**Task**:
Examine the material below. Gather every line in which the string "that" appears.

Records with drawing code
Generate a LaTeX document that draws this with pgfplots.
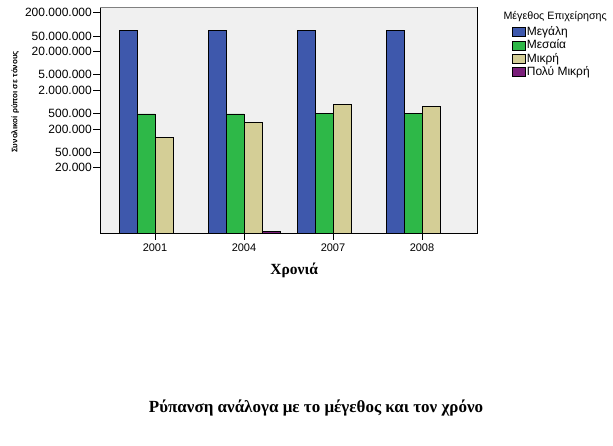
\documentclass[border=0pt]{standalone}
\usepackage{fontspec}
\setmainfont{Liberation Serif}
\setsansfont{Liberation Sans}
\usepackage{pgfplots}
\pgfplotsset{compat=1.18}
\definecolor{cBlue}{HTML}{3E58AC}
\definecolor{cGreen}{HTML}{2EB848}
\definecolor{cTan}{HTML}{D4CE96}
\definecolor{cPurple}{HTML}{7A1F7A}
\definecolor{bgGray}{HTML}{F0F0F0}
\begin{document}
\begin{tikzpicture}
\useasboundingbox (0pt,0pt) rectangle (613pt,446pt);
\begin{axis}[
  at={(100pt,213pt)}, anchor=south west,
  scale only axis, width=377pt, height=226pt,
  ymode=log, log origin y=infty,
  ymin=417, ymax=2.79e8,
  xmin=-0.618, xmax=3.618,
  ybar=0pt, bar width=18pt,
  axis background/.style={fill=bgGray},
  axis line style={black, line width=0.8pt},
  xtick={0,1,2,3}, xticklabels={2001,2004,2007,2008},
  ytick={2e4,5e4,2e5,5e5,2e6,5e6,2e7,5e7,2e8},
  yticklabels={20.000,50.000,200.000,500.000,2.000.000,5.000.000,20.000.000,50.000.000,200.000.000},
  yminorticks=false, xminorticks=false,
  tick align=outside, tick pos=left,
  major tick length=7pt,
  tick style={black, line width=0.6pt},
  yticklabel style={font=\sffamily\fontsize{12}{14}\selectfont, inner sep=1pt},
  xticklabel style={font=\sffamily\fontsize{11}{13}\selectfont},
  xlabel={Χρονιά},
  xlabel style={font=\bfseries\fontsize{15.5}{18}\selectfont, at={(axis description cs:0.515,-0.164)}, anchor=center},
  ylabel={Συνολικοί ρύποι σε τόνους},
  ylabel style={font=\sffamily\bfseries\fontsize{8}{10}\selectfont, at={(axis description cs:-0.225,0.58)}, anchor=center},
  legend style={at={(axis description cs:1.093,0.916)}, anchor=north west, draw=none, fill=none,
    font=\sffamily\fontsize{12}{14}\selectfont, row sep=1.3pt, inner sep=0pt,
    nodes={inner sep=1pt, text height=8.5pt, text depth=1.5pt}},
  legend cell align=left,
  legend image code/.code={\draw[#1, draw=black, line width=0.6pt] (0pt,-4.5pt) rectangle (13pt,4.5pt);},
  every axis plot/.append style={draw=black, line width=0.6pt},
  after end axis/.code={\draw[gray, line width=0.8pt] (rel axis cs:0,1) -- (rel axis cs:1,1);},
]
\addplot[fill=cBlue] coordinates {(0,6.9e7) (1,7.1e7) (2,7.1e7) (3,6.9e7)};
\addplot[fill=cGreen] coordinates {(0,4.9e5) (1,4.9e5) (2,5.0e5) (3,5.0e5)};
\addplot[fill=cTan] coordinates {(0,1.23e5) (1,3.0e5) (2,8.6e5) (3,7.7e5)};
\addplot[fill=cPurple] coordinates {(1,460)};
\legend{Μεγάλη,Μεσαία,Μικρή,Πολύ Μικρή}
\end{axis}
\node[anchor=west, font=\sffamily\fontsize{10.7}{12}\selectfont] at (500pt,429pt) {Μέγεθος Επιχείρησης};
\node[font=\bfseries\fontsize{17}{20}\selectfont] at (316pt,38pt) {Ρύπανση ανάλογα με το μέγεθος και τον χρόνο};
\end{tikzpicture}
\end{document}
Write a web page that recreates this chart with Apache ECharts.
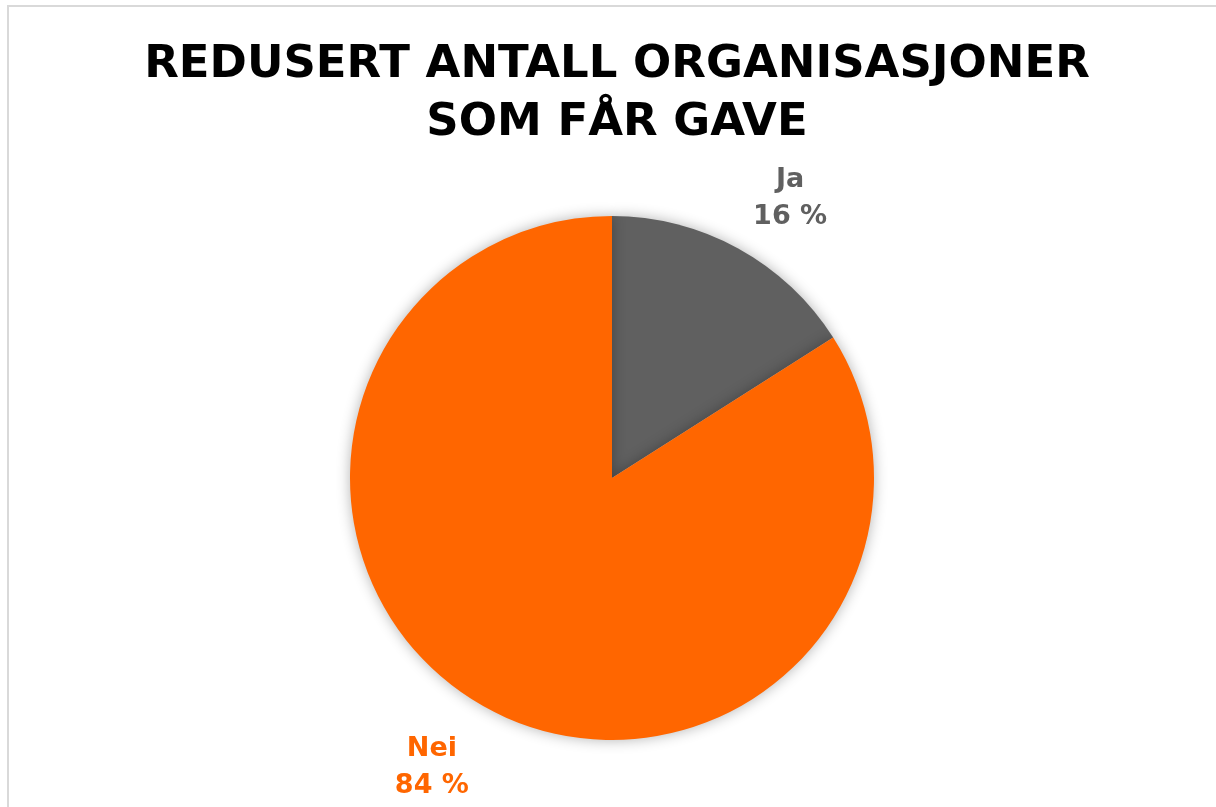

**Task solution**:
Generate a LaTeX document that draws this with pgfplots.
Write a web page that recreates this chart with Apache ECharts.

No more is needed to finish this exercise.